Le commandement des frontières du Maroc, établi à Agadir, administrait les régions sahariennes du sud d’Agadir, du Drâa, d’Oued Noun, du nord de l’actuelle Mauritanie, jusqu’à Boujdour. A l’Est, le commandement d’Agadir comprenait, en Algérie, Tindouf, Tabelbala et le nord de Touat. Le commandement a été officiellement supprimé à la suite d’une série de délibérations administratives et politiques aux plus hauts niveaux de France.
Ce commandement, créé pendant la période coloniale pour gérer les zones frontalières sensibles, notamment face aux revendications territoriales et aux problèmes de sécurité, était considéré comme un vestige de l’administration française dans la région. La suppression de cette entité marque une étape cruciale dans la transition vers l’indépendance et la souveraineté des nouveaux États, notamment celui du Maroc, qui vient d’obtenir son indépendance en mars 1956.
Cette décision a été prise lors d’une réunion stratégique au bureau de Latour, alors en poste au ministère des Affaires marocaines et tunisiennes. La réunion décisive s’est tenue après une importante séance interministérielle du 22 septembre 1956, consacrée à la suppression du commandement des frontières algéro-mauritaniennes-marocaines.
Les Archives nationales d’outre-mer (ANOM) conservent de précieuses traces de ces échanges administratifs et politiques. Ces archives, regroupées notamment dans le Fonds Ministériel 1AFFPOL/905, offrent un aperçu détaillé des préoccupations stratégiques et des enjeux territoriaux de l’époque.
Parmi les documents clés figure une lettre datée du 30 septembre 1954, adressée par le ministre des Affaires marocaines et tunisiennes au ministre de l’Outre-mer de la France, sous la référence 744. Cette correspondance officielle a mis en lumière les incertitudes politiques entourant la transition post-coloniale, soulignant les craintes liées à l’émergence de revendications indépendantistes et les difficultés logistiques qu’impliquerait une redistribution des compétences administratives. Elle a également évoqué la nécessité de maintenir une coopération étroite entre les gouvernements régionaux et l’administration centrale pour garantir la sécurité des frontières. Par ailleurs, ce document a fait état des conflits territoriaux latents, notamment ceux entre les futurs États indépendants du Maghreb, et a posé les bases d’une réflexion stratégique sur les modalités de gestion des espaces disputés.

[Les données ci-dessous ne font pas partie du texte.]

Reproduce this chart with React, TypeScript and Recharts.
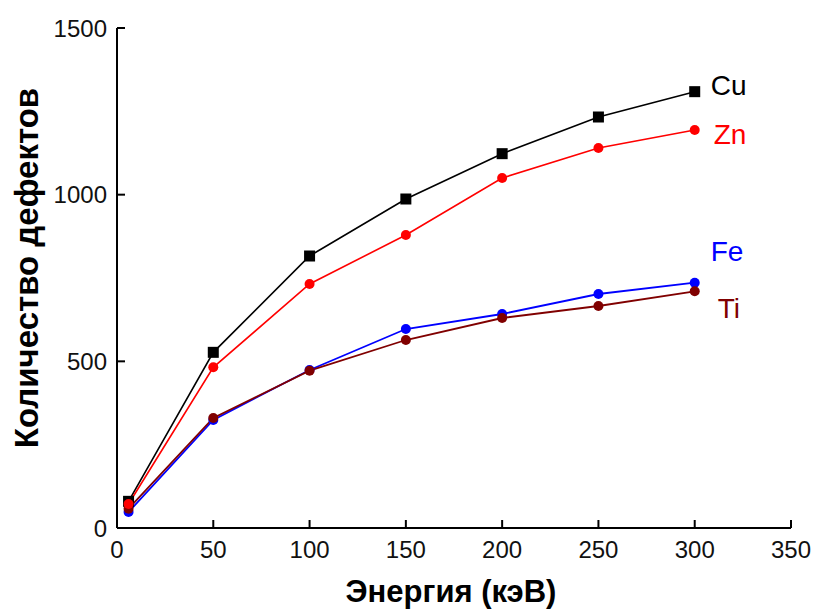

Elle soulève enfin des questions concernant la gestion des ressources naturelles de ces régions, notamment les réserves pétrolières et minières du Sahara, qui suscitent déjà un intérêt marqué auprès des décideurs politiques et économiques.
Étaient présents à cette réunion : Briand pour le ministère de l’Outre-mer, Rosier pour le ministère de l’Intérieur, Casset pour les Territoires du Sud, le gouvernement général de l’Algérie, le colonel de Fürst et Baudouy pour la Résidence générale au Maroc, Latour et Guena du Ministère des Affaires marocaines et tunisiennes, sans oublier les représentants de l’état-major spécial de la Défense Nationale.
Les pressions politiques dues à la montée du nationalisme marocain et le projet français de renforcer la colonie de Mauritanie ont été à l’origine de cette décision de supprimer le commandement des frontières d’Agadir qui contrôle les territoires jusqu’au 26ème parallèle. Le représentant du ministère des Outre-mer, Briand, a donné l’explication suivante, qui ne cache pas sa vision hostile à l’égard du Maroc : «La sécurité existe et la Mauritanie peut prendre la responsabilité du maintien de l’ordre sur son territoire ; il est regrettable de laisser perdurer dans l’esprit des tribus nomades de Mauritanie l’ambiguïté politique de l’allégeance au Maroc ; enfin (et dans la perspective des négociations avec l’Espagne), pour l’évacuation du minerai de fer de Fort-Gouraud, il serait souhaitable que l’AOF soit, en ce qui la concerne, seule responsable des relations avec les Espagnols de Rio. de Oro, afin d’éviter des frictions lors de ces négociations (incident de Tefariti)» (ANOM, Fonds Ministériel 1AFFPOL/905, Actes de la réunion relative à la suppression du commandement frontalier algéro-mauritanien-marocain, pp. 3-4.).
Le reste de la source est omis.